▶ MATERIAL
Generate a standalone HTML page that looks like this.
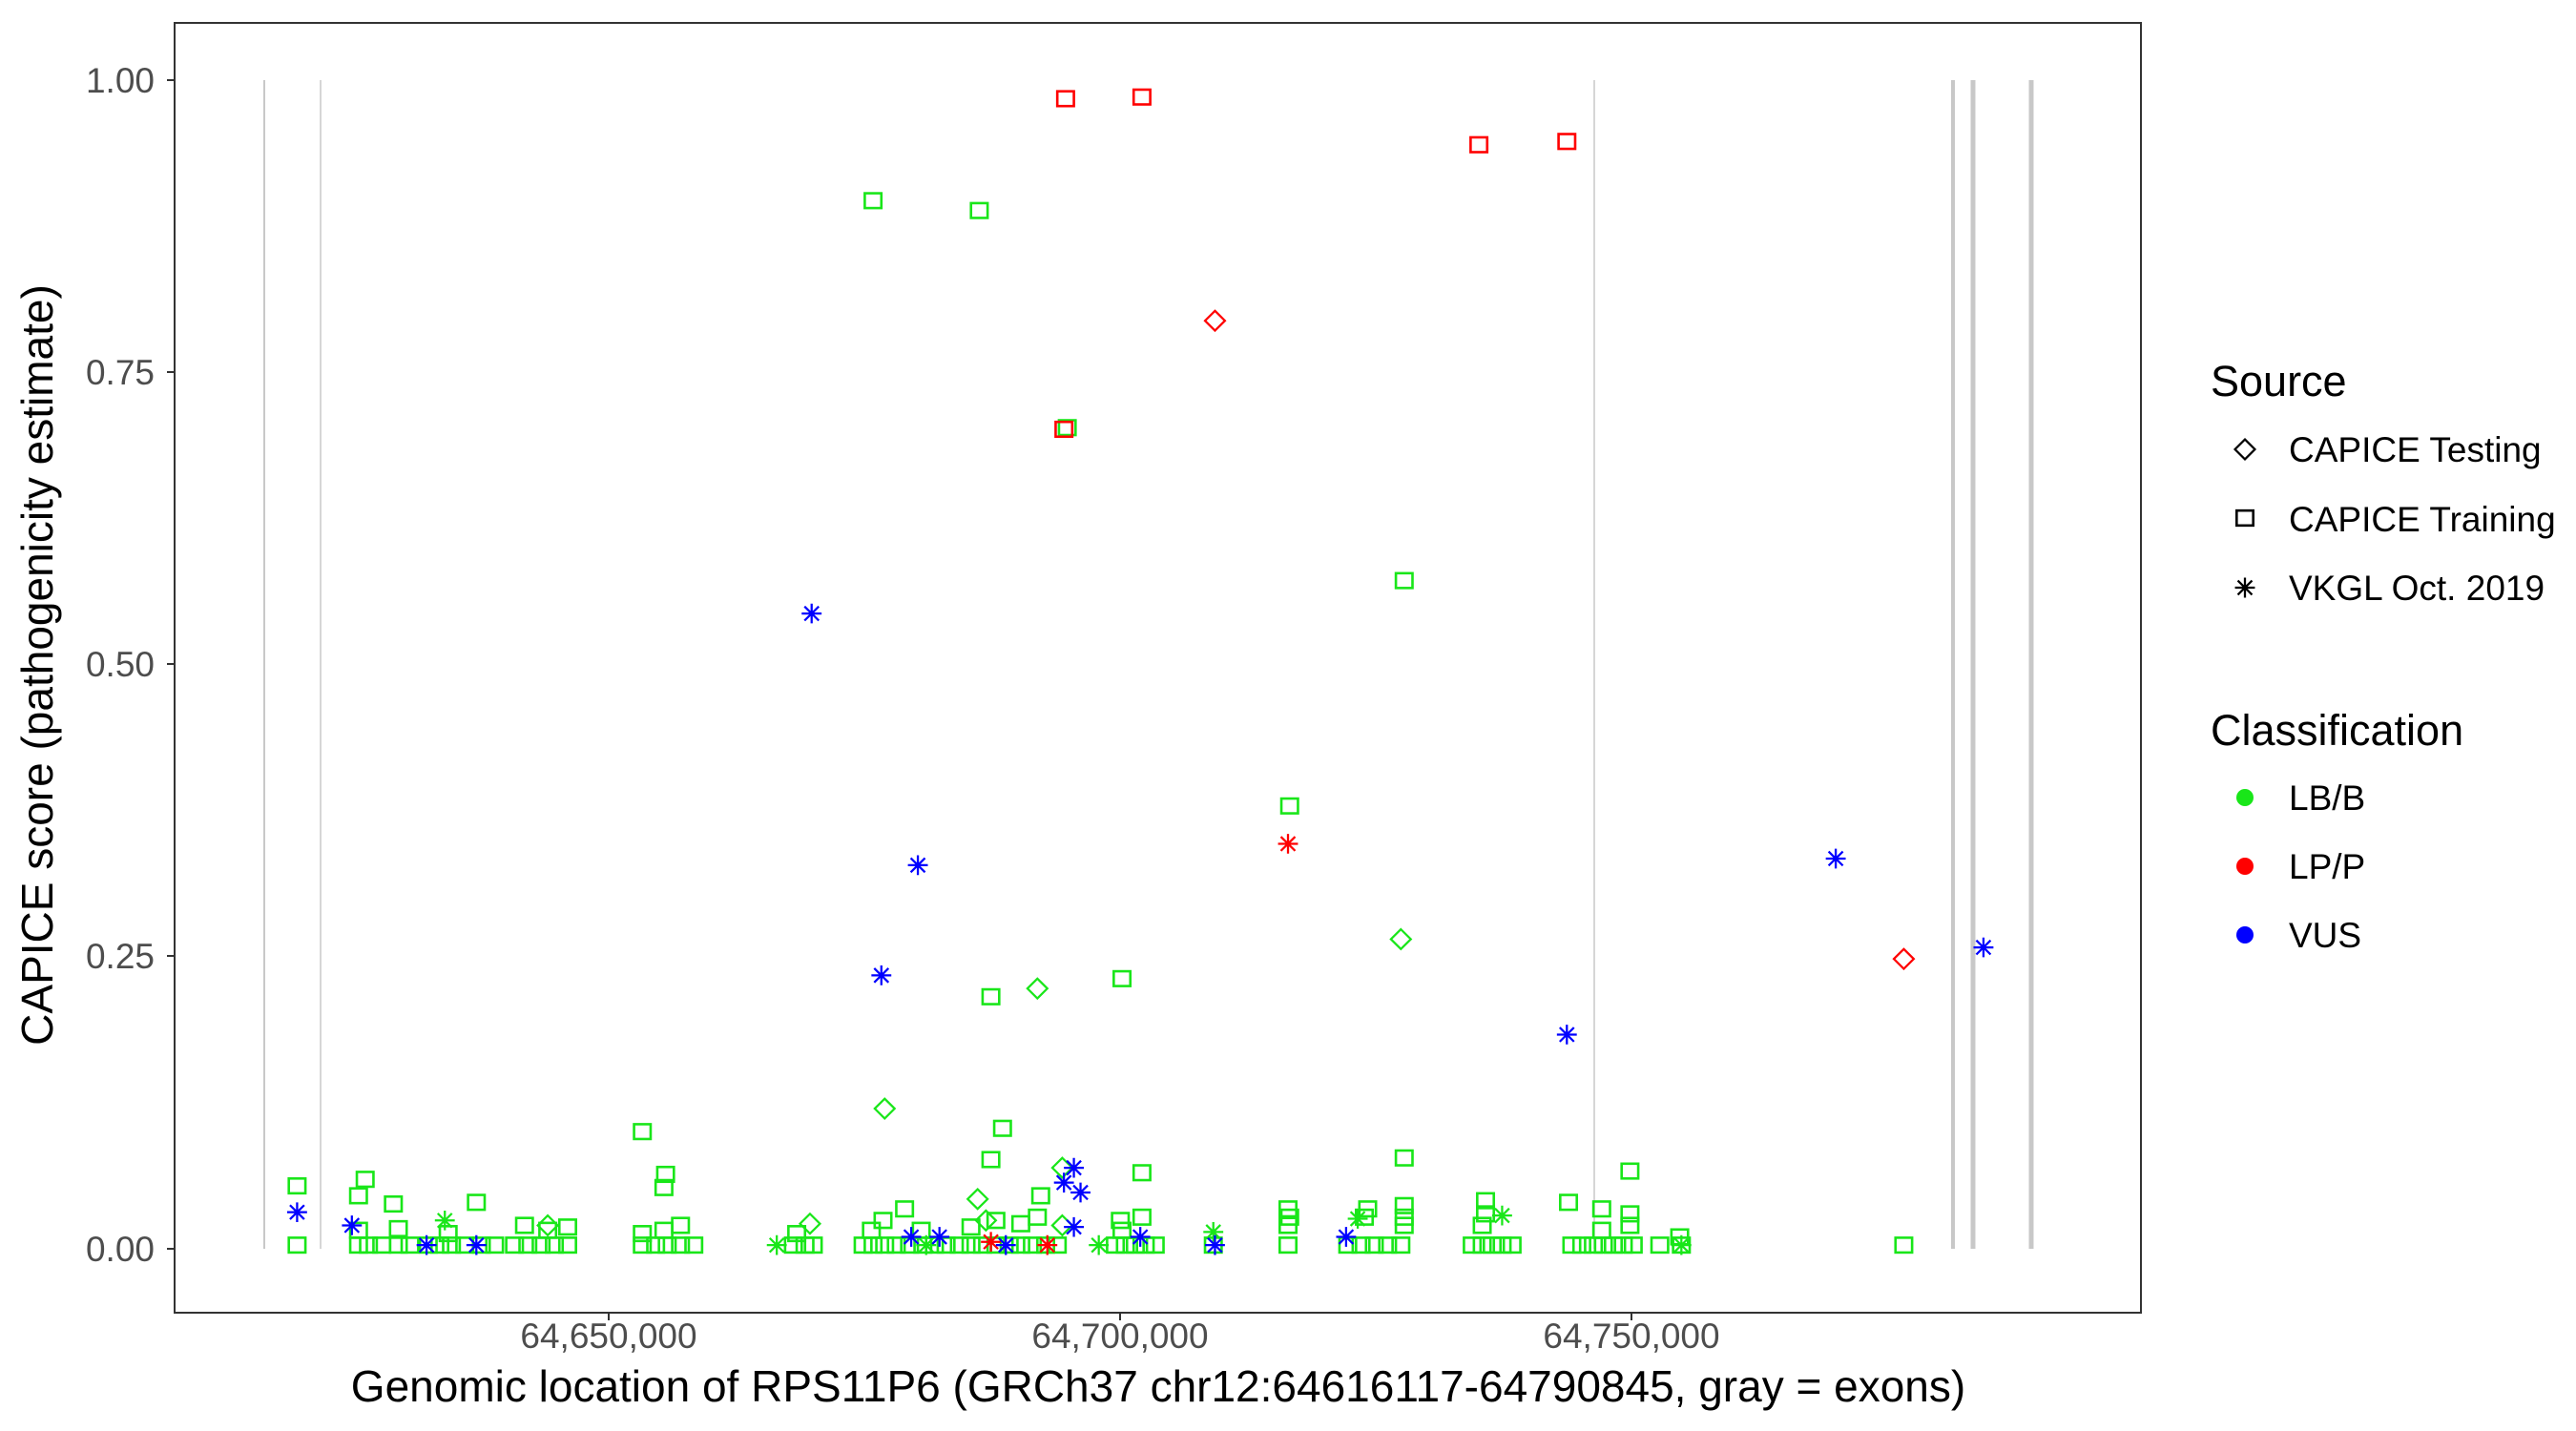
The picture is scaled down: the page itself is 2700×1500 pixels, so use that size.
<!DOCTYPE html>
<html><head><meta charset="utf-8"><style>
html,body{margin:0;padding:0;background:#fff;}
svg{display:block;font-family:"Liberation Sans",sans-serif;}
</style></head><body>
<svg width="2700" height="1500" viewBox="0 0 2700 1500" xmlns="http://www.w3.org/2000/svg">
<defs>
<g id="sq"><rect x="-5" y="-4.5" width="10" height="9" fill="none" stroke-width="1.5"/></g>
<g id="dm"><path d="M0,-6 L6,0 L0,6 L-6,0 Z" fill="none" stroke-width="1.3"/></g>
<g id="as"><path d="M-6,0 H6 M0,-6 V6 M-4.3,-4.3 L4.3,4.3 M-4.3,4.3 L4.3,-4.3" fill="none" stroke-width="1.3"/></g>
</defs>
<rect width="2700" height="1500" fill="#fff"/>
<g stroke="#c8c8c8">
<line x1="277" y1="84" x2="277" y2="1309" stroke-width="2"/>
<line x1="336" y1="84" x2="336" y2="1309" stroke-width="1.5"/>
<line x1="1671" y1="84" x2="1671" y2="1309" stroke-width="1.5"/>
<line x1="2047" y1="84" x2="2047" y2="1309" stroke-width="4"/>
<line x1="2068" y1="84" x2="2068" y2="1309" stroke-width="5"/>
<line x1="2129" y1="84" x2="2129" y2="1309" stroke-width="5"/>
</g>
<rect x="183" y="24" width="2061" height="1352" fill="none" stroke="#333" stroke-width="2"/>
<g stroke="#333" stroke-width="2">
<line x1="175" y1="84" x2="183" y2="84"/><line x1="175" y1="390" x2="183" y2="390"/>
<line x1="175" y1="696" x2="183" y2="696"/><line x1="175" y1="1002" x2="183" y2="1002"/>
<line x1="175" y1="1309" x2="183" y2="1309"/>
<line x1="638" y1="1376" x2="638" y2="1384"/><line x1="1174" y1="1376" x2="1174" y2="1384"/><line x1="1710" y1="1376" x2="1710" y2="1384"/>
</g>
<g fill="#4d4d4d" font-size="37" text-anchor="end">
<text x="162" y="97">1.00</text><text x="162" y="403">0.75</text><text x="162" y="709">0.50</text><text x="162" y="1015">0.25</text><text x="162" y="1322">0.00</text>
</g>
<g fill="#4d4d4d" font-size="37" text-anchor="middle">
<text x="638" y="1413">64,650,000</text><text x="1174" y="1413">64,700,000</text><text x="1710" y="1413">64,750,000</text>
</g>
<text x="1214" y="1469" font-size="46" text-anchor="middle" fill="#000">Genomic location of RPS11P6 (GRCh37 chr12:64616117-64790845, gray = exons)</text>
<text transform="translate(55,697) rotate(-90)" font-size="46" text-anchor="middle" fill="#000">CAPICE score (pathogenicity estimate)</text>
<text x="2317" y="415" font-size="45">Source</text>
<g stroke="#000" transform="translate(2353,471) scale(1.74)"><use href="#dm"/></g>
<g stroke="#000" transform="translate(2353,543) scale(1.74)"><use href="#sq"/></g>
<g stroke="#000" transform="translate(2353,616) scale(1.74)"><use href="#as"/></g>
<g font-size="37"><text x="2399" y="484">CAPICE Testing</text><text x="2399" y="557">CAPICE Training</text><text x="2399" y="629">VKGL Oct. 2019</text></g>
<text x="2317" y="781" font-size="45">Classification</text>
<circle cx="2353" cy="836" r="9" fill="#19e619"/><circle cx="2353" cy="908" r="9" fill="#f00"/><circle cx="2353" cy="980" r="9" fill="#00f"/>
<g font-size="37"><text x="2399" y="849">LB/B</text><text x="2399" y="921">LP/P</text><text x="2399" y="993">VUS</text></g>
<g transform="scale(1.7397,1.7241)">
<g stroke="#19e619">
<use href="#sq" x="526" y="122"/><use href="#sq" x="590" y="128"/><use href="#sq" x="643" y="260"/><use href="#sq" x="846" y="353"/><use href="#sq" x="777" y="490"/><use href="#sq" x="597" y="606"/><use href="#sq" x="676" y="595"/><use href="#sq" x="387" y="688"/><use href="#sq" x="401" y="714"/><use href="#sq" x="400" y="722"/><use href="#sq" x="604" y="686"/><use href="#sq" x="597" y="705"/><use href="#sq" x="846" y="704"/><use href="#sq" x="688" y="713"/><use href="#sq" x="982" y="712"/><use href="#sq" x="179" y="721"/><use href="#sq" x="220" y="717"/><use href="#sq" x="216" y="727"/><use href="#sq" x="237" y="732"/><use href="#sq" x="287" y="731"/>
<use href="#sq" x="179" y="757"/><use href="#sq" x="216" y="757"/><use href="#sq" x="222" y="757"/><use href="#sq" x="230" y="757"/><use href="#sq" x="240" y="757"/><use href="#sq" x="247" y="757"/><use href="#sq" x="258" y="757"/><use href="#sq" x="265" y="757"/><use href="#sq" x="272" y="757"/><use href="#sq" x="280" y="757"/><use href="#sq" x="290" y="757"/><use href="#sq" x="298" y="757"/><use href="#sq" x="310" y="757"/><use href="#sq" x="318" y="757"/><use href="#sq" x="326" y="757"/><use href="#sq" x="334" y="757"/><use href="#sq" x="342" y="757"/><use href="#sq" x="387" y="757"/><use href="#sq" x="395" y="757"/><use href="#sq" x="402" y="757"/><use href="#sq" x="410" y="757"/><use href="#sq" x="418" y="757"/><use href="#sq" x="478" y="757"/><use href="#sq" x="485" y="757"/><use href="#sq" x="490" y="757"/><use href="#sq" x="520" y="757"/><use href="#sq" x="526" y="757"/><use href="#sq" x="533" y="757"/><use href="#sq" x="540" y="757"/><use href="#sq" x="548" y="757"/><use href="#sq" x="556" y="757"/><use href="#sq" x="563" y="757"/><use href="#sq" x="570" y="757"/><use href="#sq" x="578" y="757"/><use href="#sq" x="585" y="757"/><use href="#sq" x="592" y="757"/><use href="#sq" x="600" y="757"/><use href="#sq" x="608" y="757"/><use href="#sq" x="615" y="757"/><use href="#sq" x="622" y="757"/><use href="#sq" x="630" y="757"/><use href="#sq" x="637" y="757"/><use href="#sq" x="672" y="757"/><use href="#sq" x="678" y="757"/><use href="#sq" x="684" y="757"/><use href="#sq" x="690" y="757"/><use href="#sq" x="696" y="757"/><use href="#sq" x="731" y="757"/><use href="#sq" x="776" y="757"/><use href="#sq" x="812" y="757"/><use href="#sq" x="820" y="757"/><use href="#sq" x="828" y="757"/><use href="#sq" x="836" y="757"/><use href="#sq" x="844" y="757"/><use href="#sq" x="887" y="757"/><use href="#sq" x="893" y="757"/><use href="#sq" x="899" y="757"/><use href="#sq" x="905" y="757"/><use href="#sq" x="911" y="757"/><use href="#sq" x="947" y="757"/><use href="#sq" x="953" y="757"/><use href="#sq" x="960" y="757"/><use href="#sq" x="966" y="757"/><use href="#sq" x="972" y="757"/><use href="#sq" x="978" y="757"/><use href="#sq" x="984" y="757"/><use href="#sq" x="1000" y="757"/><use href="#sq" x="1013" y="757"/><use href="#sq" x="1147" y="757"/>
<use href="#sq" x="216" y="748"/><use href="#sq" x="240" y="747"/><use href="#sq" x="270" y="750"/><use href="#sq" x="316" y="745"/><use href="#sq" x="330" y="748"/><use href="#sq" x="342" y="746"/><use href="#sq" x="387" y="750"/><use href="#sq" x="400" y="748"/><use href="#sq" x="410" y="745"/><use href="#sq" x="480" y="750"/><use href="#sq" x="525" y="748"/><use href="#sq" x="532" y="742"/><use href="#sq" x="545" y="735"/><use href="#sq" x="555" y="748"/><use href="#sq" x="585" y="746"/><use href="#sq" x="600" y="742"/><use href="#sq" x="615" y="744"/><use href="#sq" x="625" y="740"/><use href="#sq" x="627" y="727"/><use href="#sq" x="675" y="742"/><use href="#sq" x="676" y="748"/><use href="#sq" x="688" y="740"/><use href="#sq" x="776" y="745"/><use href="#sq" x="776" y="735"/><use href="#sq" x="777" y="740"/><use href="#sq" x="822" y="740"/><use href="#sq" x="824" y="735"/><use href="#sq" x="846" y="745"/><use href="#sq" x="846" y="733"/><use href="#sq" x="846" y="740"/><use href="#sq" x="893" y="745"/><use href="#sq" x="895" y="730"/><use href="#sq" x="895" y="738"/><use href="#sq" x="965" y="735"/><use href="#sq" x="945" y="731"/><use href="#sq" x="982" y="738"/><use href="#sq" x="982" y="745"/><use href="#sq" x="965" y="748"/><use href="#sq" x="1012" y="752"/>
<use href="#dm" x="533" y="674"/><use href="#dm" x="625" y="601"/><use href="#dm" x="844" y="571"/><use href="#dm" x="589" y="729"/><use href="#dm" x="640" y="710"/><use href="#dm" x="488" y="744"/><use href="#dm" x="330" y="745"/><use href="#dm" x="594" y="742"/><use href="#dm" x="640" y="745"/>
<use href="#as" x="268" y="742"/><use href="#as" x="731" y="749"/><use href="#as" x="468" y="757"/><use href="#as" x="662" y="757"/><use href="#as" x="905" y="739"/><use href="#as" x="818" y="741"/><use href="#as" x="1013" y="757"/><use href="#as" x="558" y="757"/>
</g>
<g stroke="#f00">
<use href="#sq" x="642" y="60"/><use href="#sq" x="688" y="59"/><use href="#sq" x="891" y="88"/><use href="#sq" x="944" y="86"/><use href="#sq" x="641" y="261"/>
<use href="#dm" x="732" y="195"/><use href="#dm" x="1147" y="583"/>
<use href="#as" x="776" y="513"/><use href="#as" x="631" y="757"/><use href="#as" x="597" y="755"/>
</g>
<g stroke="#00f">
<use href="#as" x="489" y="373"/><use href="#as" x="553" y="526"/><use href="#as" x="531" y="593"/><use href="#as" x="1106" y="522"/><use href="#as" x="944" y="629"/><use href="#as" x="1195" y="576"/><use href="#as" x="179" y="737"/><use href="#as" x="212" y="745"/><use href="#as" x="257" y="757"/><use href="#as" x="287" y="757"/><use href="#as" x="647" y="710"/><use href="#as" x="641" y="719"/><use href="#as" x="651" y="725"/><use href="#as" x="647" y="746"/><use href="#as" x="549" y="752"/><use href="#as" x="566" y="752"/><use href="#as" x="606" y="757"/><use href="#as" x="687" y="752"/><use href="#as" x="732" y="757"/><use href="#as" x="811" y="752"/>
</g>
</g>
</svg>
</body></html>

▶ TASK INSTRUCTIONS
From the listing, copy every line where the string "page" appears.

▶ PROBLEM SOLUTION
Generate a standalone HTML page that looks like this.
The picture is scaled down: the page itself is 2700×1500 pixels, so use that size.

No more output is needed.